Warning over aluminium levels in Hong Kong snacks
Centre for Food Safety finds locals’ intake of the light metal mostly from baked goods
Common local snacks such as egg waffles, Ma Lai cake and other baked goods contain high levels of aluminium – an excess of which can cause kidney damage and affect children’s development – the Centre for Food Safety has found.
In the second study on Hongkongers’ intake of the light metal, the centre also found its level in 19 of 36 tested foods dropped since 2009. Aluminium is often found in additives such as raising agent, firming agent and colourings.

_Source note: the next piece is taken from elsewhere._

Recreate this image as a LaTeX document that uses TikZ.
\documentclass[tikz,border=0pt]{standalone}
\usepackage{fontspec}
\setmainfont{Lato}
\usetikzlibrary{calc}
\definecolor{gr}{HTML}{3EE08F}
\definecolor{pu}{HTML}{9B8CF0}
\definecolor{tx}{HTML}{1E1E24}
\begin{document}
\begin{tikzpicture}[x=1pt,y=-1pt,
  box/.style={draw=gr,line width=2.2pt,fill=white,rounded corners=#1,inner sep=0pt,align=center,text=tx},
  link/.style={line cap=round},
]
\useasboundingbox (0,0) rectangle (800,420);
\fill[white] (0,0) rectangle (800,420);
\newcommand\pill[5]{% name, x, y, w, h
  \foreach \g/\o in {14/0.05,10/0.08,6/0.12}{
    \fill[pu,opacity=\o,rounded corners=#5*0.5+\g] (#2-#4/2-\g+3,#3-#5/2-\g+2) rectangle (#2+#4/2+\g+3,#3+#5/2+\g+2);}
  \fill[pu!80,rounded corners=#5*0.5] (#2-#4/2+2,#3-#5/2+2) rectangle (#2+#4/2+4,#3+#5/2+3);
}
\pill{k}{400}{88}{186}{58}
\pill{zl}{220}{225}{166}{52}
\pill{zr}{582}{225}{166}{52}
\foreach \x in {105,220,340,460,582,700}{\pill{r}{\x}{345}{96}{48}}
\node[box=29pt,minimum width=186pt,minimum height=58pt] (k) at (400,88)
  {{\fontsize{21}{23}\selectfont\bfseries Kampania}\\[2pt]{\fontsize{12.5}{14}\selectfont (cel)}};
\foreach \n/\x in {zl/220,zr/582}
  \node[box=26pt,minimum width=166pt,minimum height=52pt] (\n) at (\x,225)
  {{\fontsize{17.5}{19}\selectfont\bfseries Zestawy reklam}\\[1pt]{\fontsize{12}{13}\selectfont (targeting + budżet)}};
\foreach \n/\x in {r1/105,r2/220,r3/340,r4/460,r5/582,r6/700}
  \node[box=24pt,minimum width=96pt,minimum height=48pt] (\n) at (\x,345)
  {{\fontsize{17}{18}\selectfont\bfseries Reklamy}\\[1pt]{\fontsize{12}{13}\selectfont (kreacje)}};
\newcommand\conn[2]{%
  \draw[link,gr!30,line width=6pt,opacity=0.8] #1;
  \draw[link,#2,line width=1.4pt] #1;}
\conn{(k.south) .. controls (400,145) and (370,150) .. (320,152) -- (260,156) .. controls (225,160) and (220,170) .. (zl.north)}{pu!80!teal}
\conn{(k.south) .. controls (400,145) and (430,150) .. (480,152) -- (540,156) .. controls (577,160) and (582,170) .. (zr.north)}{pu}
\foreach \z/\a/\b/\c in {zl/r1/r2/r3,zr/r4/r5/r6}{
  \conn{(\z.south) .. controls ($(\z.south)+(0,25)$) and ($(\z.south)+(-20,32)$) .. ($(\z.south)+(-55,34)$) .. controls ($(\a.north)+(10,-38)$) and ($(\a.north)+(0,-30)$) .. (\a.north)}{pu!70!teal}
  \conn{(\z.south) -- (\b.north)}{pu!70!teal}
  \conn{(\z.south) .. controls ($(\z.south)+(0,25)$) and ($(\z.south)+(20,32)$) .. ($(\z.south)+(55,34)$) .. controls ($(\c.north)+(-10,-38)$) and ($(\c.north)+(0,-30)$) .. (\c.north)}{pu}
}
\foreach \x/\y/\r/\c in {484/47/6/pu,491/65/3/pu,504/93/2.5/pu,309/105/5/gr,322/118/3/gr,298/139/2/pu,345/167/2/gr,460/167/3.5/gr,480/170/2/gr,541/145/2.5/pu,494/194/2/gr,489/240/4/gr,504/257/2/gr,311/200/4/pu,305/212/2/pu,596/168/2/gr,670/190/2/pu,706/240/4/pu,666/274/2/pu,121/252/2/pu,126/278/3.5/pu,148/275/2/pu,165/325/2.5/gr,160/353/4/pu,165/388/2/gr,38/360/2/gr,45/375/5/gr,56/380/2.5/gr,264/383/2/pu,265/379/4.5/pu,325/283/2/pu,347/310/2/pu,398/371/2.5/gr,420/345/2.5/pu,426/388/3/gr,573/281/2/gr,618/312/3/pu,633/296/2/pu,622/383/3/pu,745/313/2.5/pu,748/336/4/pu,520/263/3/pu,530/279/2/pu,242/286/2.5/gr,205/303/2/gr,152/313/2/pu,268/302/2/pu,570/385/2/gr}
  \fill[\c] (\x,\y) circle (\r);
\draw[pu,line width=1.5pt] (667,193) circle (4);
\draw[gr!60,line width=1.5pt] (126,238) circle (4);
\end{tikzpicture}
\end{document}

Dr Samuel Yeung Tze-kiu, the centre’s principal medical officer, said: “We would like the food industry to beware of the level of aluminium in the food additives and see if there can be other replacements.”
The study also found that Hongkongers’ aluminium intake mostly came from steamed buns, bread and other bakery products, but that in general their intake was unlikely to be a health risk.

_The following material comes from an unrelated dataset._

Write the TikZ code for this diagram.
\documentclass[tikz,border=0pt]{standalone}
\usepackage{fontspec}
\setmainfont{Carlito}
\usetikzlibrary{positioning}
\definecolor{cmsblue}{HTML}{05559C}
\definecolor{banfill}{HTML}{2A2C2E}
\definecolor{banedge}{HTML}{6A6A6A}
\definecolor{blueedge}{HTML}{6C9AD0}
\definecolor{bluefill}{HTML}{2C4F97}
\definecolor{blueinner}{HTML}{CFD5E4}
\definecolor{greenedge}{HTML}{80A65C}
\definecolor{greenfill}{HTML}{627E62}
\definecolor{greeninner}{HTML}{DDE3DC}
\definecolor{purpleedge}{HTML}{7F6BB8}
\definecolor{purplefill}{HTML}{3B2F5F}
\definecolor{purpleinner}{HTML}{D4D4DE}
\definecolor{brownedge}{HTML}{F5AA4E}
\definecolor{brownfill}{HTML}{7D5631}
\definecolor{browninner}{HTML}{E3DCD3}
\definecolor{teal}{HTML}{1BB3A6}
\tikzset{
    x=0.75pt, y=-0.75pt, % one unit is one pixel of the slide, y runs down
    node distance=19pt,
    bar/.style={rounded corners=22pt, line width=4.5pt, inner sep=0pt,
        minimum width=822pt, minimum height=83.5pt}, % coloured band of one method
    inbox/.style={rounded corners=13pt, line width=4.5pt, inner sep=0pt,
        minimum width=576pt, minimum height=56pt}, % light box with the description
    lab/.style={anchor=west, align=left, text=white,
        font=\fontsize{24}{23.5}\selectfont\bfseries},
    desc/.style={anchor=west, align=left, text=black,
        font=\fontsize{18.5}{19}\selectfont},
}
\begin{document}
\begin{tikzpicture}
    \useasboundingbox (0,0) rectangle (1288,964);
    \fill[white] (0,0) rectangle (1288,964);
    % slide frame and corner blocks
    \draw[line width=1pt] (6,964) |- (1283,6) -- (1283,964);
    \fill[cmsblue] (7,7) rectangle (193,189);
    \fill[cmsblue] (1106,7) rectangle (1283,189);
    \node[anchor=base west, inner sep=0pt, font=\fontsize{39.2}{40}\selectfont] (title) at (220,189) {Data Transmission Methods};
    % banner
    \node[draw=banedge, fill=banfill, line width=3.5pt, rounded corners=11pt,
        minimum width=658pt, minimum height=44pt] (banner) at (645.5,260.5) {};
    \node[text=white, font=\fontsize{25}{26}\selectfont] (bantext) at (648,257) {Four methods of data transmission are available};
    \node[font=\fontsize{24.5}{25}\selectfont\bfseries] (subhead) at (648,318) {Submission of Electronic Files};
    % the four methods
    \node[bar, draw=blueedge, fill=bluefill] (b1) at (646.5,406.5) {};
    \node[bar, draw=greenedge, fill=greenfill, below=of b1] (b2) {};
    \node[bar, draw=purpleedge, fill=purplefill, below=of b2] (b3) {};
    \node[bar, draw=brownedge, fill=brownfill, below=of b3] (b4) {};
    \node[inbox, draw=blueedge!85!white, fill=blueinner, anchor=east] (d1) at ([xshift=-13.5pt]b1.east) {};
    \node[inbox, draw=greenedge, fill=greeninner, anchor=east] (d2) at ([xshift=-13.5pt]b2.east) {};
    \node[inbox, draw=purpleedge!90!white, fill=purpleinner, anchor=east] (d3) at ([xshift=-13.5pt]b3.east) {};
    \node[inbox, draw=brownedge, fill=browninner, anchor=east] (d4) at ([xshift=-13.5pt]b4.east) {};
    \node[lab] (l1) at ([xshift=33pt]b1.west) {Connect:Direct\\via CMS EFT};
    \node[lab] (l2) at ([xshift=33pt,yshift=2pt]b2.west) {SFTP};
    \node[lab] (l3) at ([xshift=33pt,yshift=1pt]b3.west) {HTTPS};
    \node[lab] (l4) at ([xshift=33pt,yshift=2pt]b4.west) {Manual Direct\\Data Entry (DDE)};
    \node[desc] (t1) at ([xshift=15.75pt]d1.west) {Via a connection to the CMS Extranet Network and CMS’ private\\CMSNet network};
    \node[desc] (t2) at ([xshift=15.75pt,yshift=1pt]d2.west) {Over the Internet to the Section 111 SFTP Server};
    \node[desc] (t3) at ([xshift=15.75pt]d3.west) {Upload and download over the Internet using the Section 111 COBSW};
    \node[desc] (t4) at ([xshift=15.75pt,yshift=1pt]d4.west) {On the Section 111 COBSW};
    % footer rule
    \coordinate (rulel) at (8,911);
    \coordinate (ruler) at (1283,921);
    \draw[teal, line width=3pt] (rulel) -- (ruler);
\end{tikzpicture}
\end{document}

According to the World Health Organisation, the tolerable weekly intake of aluminium for adults is 2毫milligrams per kilogram of body weight. The level for children is even lower.
The average level for Hongkongers’ was 0.49 milligrams per kilogram of body weight.

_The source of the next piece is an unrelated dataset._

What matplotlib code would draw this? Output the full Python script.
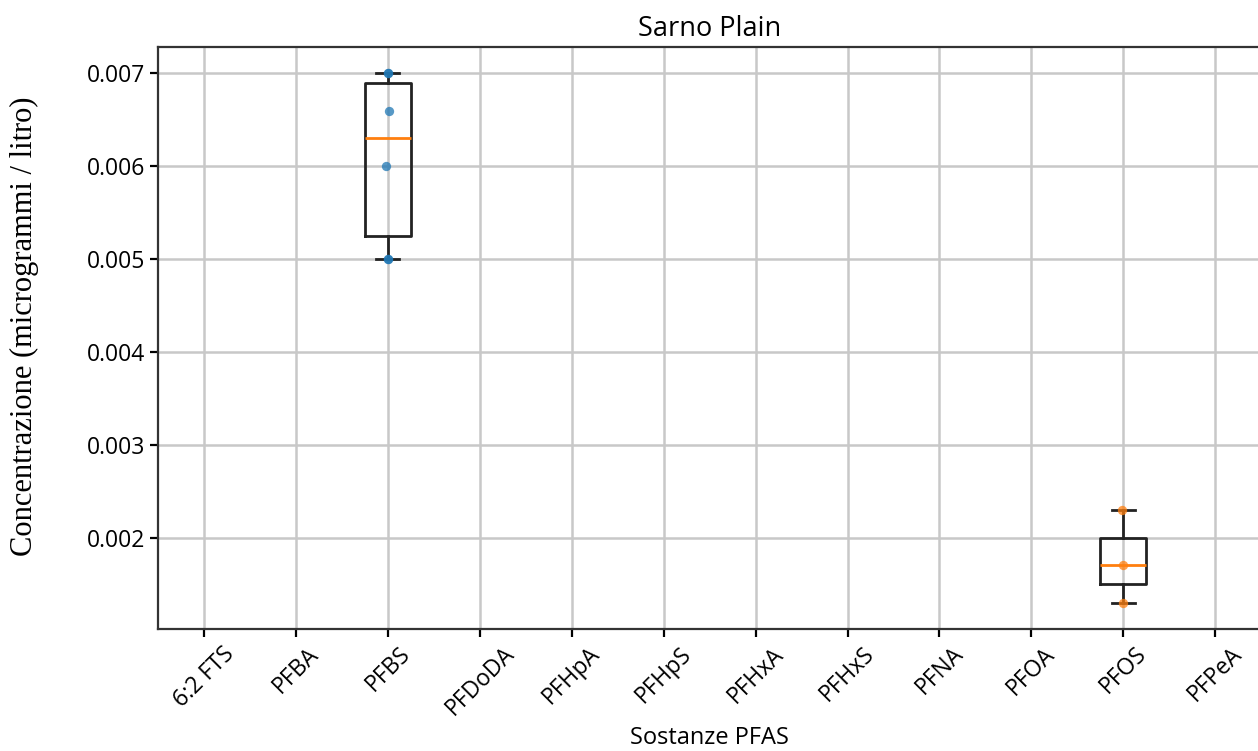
import matplotlib
matplotlib.use("Agg")
import matplotlib.pyplot as plt

plt.rcParams['font.family'] = ['Open Sans', 'DejaVu Sans']

substances = ["6:2 FTS", "PFBA", "PFBS", "PFDoDA", "PFHpA", "PFHpS",
              "PFHxA", "PFHxS", "PFNA", "PFOA", "PFOS", "PFPeA"]
pfbs_values = [0.005, 0.005, 0.006, 0.0066, 0.007, 0.007]
pfos_values = [0.0013, 0.0017, 0.0023]

measurements = {s: [] for s in substances}
measurements["PFBS"] = pfbs_values
measurements["PFOS"] = pfos_values

fig = plt.figure(figsize=(12.58, 7.51), dpi=100)
ax = fig.add_axes([0.1256, 0.1625, 0.877, 0.775])

lw = 2.0
data = [measurements[s] for s in substances]
ax.boxplot(data, tick_labels=substances,
           boxprops=dict(linewidth=lw, color='#222222'),
           whiskerprops=dict(linewidth=lw, color='#222222'),
           capprops=dict(linewidth=lw, color='#222222'),
           medianprops=dict(linewidth=lw, color='#ff7f0e'))

# overlay individual samples, one colour per measured substance
colors = ['#1f77b4', '#ff7f0e']
k = 0
for i, s in enumerate(substances, start=1):
    vals = measurements[s]
    if not vals:
        continue
    offsets = [0.0, 0.0, -0.02, 0.01, 0.0, 0.0][:len(vals)]
    ax.scatter([i + o for o in offsets], vals, s=45, color=colors[k],
               alpha=0.75, zorder=3, linewidths=0)
    k += 1

ax.grid(True, color='#c8c8c8', linewidth=1.8)
ax.set_axisbelow(True)
for sp in ax.spines.values():
    sp.set_linewidth(1.6)
    sp.set_color('#333333')
ax.tick_params(axis='both', labelsize=16.5, width=1.6, length=6)
plt.setp(ax.get_xticklabels(), rotation=45)
ax.set_title("Sarno Plain", fontsize=19.5, pad=8)
ax.set_xlabel("Sostanze PFAS", fontsize=17)
ax.set_ylabel("Concentrazione (microgrammi / litro)",
              fontsize=22, family=['Liberation Serif', 'DejaVu Serif'])
ax.yaxis.set_label_coords(-0.108, 0.52)

fig.savefig("out.png", dpi=100)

The centre took 309 food samples from May to July last year.
Jelly fish, a cold dish usually served as the first course in Chinese restaurants, was found to contain the most aluminium among all food.
Other traditional Cantonese snacks such as egg waffles and Ma Lai cake also contain lots of aluminium. Eating two of the waffles or three of the cakes in a week would exceed the tolerable level.
Given consumers’ loyalty to food products, it was difficult to rule out adverse health effects from high concentrations of aluminium, Yeung said, advising people to avoid eating just a small range of food.
“They should maintain a balanced diet,” he said.